The other main change is that we’re shown more of the perpetrators – a real off-putting bunch, all of whom I’d guess vote Republican. In Roth’s wittiest move, the client we see most of is played by Roger Bart, a campy presence in The Producers and Desperate Housewives; the casting doesn’t really come off though. Otherwise, there’s much of the same stuff we saw in the first film, some entertaining parodying of the importance of contracts in business, a few really nasty images, including the one that set Poland off, and another turn-the-tables finale that although well executed, doesn’t pack much of a punch. And not much to think about afterwards. It comes with the “Quentin Tarantino presents” opening title and is certainly a less self-conscious example of the grindhouse mentality than Tarantino’s own Death Proof, but that’s not really a compliment, merely an observation.

The Golden Door

Emanuele Crialese’s Nuovomondo, released here as The Golden Door, is a film of modest but satisfying revelations. In the early twentieth century, a poor Sicilian farmer decides to take his family to the New World in America (partly influenced by postcards that depict money growing on trees, and vegetables as big as people). The film is in three parts: the start of their journey in Sicily; the fraught sea crossing; and then, on arrival, the crushing, insensitive bureaucracy of Ellis Island.
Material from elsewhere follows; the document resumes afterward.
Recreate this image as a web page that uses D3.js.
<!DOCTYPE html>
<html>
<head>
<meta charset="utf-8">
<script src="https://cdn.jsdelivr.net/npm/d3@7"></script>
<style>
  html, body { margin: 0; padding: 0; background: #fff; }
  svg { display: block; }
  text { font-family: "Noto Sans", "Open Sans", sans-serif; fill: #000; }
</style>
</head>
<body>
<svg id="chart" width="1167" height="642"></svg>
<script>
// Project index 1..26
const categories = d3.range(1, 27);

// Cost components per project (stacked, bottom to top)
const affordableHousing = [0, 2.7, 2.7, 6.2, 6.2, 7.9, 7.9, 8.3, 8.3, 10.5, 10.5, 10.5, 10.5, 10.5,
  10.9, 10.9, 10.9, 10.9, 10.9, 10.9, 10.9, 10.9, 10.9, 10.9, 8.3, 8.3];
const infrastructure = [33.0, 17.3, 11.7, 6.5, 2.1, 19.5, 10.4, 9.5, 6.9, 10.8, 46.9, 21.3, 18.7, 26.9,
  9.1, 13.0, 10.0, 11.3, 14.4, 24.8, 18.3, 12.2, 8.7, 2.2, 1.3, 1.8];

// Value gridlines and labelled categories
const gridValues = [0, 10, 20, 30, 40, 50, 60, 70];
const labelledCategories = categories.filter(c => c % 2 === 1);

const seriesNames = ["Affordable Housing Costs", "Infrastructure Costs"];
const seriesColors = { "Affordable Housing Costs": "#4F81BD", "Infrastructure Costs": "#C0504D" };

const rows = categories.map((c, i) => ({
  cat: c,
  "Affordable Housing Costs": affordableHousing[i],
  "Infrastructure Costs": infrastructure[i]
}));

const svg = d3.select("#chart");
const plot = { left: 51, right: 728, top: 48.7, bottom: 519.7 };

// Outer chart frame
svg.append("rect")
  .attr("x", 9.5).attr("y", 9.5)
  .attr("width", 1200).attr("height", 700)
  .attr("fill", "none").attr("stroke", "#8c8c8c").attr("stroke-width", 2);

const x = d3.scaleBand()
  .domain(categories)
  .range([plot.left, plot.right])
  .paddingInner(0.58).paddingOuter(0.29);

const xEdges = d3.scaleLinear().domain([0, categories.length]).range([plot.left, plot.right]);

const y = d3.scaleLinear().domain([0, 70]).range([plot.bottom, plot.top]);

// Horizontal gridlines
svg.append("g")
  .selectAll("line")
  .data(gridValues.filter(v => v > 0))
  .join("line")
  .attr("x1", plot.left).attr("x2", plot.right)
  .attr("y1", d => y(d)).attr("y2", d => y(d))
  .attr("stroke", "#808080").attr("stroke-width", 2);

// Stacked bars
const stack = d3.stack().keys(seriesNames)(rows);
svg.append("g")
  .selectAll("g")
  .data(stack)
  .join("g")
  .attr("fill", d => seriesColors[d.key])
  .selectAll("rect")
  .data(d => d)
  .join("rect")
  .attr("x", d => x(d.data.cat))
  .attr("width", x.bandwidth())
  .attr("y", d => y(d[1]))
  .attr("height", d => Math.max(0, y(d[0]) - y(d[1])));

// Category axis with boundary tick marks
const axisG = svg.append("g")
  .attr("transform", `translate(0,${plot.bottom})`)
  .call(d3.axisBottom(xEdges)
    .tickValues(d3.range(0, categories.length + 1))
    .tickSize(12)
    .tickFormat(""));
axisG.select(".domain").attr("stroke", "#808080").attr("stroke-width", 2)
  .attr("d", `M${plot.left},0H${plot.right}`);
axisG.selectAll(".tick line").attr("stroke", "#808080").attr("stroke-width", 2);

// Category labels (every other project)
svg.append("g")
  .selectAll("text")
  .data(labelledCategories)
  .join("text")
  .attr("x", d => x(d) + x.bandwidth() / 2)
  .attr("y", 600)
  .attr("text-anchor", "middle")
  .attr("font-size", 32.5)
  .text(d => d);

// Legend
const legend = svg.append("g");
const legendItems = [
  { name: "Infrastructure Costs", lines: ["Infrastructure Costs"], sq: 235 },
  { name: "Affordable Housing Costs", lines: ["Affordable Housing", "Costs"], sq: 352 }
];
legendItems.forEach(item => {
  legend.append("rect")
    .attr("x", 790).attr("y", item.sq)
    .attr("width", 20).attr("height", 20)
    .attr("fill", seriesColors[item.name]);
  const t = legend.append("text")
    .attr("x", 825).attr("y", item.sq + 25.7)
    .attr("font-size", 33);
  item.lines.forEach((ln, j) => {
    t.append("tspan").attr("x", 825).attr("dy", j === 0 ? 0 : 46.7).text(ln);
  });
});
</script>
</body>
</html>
The last section is the most gripping, meticulously setting out innumerable humiliating rituals (presumably historically accurate). Viewed against current American paranoia about border security and illegal immigration, this section stands as a persuasive implied criticism of the country’s disrespect for its own heritage. Much of what comes before feels largely familiar, but Crialese has a knack for arresting images that capture the family’s extreme disorientation.
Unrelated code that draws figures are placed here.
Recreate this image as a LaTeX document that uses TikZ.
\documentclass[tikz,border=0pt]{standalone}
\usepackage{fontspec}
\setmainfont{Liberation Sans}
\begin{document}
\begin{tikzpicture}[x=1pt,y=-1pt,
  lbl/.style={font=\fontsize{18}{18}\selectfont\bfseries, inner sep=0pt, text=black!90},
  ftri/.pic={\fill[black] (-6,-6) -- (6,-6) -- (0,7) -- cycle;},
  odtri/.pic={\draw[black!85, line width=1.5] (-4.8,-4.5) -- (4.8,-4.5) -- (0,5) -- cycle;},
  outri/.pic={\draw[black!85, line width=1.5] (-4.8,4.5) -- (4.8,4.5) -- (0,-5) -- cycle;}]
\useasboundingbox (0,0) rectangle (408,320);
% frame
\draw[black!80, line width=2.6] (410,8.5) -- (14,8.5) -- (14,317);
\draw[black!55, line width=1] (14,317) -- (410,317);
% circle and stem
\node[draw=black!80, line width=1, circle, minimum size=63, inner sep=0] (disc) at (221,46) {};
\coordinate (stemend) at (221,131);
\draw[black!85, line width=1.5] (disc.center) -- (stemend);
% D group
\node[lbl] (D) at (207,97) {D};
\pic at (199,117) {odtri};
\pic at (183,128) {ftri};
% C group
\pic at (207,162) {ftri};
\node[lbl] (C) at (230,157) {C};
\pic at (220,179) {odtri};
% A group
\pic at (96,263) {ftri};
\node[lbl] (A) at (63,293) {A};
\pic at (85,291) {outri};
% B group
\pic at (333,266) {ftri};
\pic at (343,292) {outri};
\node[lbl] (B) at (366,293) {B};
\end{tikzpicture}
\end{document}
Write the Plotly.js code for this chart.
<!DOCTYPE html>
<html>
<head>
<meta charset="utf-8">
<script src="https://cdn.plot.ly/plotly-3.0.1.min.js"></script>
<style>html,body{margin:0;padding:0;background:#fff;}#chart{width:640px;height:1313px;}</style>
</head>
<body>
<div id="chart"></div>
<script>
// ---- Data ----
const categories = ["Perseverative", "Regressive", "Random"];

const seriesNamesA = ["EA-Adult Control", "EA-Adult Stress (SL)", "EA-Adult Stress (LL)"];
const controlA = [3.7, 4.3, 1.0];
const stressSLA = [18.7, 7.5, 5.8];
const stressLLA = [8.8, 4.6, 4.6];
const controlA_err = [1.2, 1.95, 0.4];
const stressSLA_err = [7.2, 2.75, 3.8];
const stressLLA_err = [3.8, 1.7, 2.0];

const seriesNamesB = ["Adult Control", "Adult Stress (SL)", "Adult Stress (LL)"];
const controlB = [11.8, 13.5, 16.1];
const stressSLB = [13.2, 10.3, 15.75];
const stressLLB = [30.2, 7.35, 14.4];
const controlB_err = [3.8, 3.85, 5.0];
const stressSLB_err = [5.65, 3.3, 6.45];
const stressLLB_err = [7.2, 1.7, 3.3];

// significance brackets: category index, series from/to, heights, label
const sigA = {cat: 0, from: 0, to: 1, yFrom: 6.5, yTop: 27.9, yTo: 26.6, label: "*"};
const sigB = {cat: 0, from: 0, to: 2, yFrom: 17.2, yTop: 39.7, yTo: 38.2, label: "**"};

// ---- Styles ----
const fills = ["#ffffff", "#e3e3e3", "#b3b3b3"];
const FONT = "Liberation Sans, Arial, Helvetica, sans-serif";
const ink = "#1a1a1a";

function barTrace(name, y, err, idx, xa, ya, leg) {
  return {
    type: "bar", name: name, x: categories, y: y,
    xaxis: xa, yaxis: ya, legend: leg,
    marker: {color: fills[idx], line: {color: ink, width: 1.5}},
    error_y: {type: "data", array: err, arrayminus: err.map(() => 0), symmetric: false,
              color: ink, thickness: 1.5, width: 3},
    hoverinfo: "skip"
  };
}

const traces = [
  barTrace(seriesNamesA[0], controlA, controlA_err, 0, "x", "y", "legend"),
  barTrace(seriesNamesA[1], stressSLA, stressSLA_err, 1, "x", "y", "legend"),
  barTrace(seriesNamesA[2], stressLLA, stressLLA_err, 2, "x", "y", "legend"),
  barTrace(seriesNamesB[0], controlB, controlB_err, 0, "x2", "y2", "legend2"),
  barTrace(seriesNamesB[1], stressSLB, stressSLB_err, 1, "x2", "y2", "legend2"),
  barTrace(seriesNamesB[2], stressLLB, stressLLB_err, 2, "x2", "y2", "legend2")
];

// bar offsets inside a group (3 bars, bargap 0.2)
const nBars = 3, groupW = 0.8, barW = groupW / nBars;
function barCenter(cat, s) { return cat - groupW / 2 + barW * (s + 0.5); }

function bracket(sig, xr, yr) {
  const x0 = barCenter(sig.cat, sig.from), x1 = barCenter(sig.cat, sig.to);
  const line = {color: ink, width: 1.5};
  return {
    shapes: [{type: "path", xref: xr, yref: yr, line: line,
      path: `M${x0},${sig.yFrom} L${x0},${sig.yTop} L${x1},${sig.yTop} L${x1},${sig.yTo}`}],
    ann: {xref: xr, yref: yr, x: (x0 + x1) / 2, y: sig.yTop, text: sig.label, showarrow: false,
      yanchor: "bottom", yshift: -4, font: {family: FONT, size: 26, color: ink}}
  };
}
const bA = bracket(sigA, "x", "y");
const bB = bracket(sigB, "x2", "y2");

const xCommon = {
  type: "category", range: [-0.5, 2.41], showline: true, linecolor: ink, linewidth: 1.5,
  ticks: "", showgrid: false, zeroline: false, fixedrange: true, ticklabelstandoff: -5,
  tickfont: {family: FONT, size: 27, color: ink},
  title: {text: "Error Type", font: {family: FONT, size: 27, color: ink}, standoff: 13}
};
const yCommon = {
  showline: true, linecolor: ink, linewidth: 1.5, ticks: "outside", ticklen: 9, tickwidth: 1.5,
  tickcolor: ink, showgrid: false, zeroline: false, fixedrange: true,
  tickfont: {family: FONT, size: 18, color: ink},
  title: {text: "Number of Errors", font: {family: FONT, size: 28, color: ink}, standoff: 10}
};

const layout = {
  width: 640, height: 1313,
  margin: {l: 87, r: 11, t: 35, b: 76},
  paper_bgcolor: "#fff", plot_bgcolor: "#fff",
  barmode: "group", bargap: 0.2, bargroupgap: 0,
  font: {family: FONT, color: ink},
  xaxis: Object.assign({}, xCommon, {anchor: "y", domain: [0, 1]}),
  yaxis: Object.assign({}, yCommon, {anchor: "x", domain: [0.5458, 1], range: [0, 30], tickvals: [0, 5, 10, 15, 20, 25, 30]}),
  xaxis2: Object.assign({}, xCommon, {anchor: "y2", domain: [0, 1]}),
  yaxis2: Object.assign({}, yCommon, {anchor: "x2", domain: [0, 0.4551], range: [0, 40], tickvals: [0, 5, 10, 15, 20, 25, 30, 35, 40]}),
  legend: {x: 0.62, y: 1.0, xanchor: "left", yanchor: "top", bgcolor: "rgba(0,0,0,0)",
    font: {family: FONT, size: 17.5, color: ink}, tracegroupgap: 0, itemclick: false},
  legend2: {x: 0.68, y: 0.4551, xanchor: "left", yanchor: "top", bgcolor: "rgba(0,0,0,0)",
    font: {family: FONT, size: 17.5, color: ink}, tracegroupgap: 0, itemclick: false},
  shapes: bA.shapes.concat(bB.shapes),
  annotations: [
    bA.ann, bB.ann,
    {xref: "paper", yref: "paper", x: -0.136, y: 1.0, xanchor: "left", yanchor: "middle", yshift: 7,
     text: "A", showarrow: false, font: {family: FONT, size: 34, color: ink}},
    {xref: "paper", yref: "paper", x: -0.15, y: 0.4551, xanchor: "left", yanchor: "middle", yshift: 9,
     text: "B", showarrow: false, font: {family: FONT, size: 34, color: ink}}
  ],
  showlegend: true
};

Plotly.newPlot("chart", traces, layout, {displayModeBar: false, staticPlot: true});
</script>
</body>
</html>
The film’s main narrative flourish comes through a character played by Charlotte Gainsbourg, a woman of uncertain past traveling alone; articulate in English and alert to nuances (at times implausibly modern), she’s ideally equipped for a new life, but forced into compromise by the sexual politics of the time.  It’s hard to make sense of the character, but I think that’s deliberate – she embodies a complexity that the Sicilians (almost totally unschooled in abstract thought, it seems to me) can’t grasp, and yet intuitively know to be a necessary resource for their successful evolution. 

Brand upon the Brain

Brand upon the Brain is perhaps the most accessible entertainment so far from the wacky Winnipeg auteur Guy Maddin, although it doesn’t sound like it if you list the ingredients. It has no dialogue, telling the story through a combination of intertitles and an eccentric voice over read by Isabella Rossellini, and is shot in grainy, beat-up looking black and white. The plot involves a man called Guy Maddin who comes back to the lighthouse (and former orphanage) where he spent his childhood, unleashing a flood of memories of the olden days: suffice to say he didn’t come from a normal background. It’s a flurry of paranoia, voyeurism, sexual displacement, cross-dressing, devil-worship and penny-dreadful monster-movie stuff, drenched in Oedipal implications.

Maddin’s movie, like all his work, is only superficially kooky and primitive. This is as intricately crafted a film as you’ll see all year: the flow of images never takes a break, and the narrative is equally as breathless. It’s very true to the general spirit of silent movies (a period of cinema history that Maddin reveres), but very modern both in some of the imagery (such as the casual use of nudity) and the complexity of the underlying layerings. I haven’t generally been all that enthralled by Maddin’s work (frankly, with several of them I couldn’t even figure out why I was meant to give a damn), but the traumatic whimsy of Brand upon the Brain really pushed my buttons.

                                                Paprika

It worked pretty well that I went right from Guy Maddin’s film to Satoshi Kon’s Paprika, another remarkable fantasy. This is a work of anime, with visuals that alternately evoke both kindergarten cuteness and sleek, techno-savvy sexiness, and it’s vaguely reminiscent of David Lynch’s Inland Empire, if Lynch had inhaled several cases of bubble gum and decided to embrace primary colours. A futuristic dream-monitoring device has been stolen from a research facility, placing the boundary between dream and reality in jeopardy. Paprika, the dreamland alter ego of one of the female scientists, gets on the case, along with a visually varied group of collaborators.

Paprika fits comfortably into the apparently bottomless well of meta-movies that constantly challenge their own reality, but it’s too bouncy to succumb to that genre’s frequent self-importance. Given the current state of digital technology it’s probably no longer accurate to say that such a film – despite its parade of wondrous creations – could only have been rendered through animation, but as you watch it you realize the frequently rather depressing heaviness of big-budget attempts at fantastic realism.

It also has a nice, unforced angle on the frequently evoked parallel between dreams and cinema – of all the preoccupied cops in movies, this has the first one I can recall whose angst is rooted in having chosen law enforcement over film-making – and a warm-hearted approach toward the human heart (if you think the guy in Knocked Up got the girl against heavy odds, you should see what plays out here). I don’t watch a lot of Japanese anime – if memory serves, it’s only been Steamboy and a couple of Miyazaki movies this decade – but I have to admit, every time I go there, it’s worth the trip.